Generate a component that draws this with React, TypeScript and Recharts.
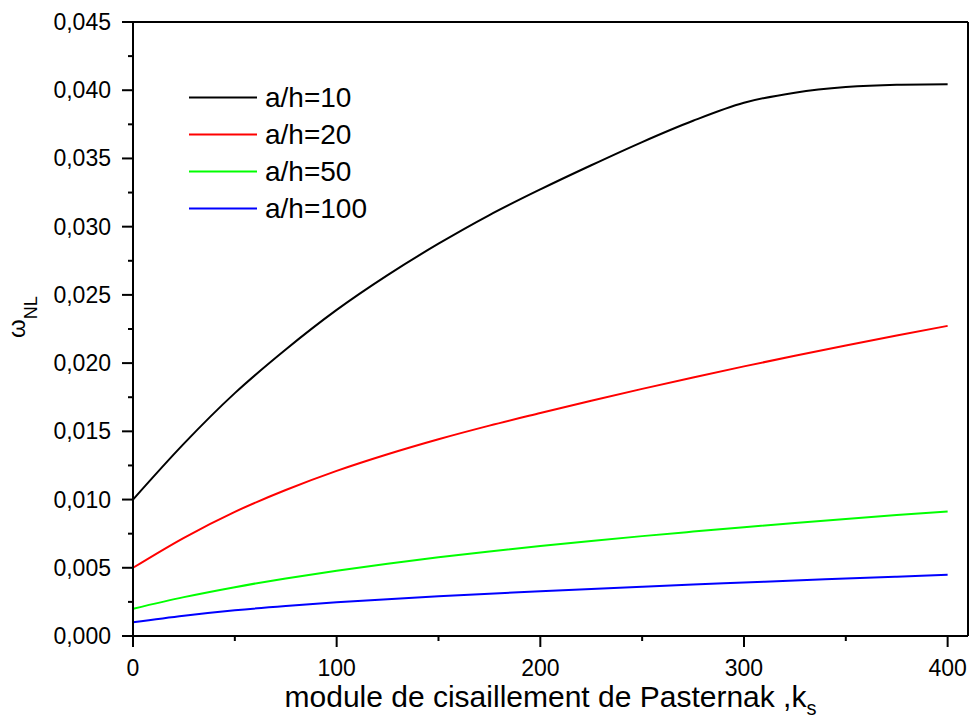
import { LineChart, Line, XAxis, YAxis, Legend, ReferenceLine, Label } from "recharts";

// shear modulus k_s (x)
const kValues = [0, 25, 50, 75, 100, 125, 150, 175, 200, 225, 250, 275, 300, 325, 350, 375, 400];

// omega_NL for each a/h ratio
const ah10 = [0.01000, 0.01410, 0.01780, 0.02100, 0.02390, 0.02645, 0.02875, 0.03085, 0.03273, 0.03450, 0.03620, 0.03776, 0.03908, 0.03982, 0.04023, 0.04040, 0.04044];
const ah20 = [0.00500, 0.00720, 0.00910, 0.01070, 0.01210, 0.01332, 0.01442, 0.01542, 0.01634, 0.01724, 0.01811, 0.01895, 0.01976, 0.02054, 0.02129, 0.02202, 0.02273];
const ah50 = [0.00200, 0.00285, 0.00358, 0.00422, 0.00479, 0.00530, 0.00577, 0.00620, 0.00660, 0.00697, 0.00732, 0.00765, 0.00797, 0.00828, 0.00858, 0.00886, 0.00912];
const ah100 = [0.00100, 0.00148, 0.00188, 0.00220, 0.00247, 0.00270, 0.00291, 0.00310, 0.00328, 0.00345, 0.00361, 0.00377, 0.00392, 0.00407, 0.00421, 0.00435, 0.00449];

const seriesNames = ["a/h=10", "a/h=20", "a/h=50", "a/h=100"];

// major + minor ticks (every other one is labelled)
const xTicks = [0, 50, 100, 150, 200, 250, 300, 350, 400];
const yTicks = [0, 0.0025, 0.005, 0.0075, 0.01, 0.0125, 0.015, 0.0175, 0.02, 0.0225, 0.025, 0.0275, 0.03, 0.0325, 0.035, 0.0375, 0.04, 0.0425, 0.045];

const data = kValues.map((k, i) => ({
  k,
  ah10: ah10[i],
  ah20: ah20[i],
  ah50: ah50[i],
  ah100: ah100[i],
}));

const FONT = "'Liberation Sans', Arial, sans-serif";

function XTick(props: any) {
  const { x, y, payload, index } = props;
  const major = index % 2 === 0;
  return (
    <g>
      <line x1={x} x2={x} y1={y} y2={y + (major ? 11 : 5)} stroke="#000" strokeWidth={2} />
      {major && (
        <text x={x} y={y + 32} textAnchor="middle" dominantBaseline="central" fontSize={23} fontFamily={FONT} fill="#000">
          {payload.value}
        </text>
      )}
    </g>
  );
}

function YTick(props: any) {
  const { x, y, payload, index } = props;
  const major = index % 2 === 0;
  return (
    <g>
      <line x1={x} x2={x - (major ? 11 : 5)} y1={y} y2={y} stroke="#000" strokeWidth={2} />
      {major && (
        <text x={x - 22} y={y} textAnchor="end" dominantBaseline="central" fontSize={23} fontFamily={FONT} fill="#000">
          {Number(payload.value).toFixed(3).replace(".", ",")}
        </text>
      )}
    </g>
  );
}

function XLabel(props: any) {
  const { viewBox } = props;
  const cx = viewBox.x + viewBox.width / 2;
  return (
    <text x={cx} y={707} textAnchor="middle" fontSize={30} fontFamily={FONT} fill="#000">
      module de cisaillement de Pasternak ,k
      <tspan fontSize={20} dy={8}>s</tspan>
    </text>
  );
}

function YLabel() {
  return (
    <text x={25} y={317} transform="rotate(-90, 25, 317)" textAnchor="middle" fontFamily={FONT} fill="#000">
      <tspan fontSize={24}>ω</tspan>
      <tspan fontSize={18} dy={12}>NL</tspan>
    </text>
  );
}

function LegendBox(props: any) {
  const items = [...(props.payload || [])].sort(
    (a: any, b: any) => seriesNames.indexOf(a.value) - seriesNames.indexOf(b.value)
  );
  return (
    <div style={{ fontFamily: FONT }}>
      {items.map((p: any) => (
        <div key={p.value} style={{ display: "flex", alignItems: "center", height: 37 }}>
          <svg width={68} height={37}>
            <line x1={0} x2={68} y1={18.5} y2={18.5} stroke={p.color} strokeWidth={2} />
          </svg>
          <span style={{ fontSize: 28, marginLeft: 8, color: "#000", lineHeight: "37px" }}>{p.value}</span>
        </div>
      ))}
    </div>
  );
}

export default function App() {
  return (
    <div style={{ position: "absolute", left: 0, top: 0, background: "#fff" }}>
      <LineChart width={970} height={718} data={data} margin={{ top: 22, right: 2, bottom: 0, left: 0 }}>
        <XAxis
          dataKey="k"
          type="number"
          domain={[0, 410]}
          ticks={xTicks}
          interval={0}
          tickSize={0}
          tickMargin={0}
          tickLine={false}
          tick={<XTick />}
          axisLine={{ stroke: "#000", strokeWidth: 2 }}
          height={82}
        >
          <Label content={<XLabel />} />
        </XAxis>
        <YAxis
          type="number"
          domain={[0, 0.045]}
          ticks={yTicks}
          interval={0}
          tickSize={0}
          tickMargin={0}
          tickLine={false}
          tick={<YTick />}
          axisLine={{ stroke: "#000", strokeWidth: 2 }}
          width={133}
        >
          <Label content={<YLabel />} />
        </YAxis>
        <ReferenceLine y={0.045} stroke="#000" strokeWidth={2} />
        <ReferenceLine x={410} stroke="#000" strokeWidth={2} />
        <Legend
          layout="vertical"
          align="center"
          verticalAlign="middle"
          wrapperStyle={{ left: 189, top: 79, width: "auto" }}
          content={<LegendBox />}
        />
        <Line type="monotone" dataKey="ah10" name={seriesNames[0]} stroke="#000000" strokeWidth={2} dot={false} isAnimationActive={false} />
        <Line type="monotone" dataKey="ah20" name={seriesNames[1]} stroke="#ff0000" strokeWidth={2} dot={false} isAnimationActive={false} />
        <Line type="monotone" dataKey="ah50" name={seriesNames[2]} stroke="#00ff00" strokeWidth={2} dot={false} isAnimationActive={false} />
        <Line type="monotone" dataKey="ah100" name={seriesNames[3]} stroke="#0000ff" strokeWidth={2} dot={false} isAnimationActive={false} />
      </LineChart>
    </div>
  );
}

What the task asks:
Reproduce the material above from its first line through the line containing "350, 375, 400];", both ends included, and skip every picture.

Solution to this problem:
Generate a component that draws this with React, TypeScript and Recharts.
import { LineChart, Line, XAxis, YAxis, Legend, ReferenceLine, Label } from "recharts";

// shear modulus k_s (x)
const kValues = [0, 25, 50, 75, 100, 125, 150, 175, 200, 225, 250, 275, 300, 325, 350, 375, 400];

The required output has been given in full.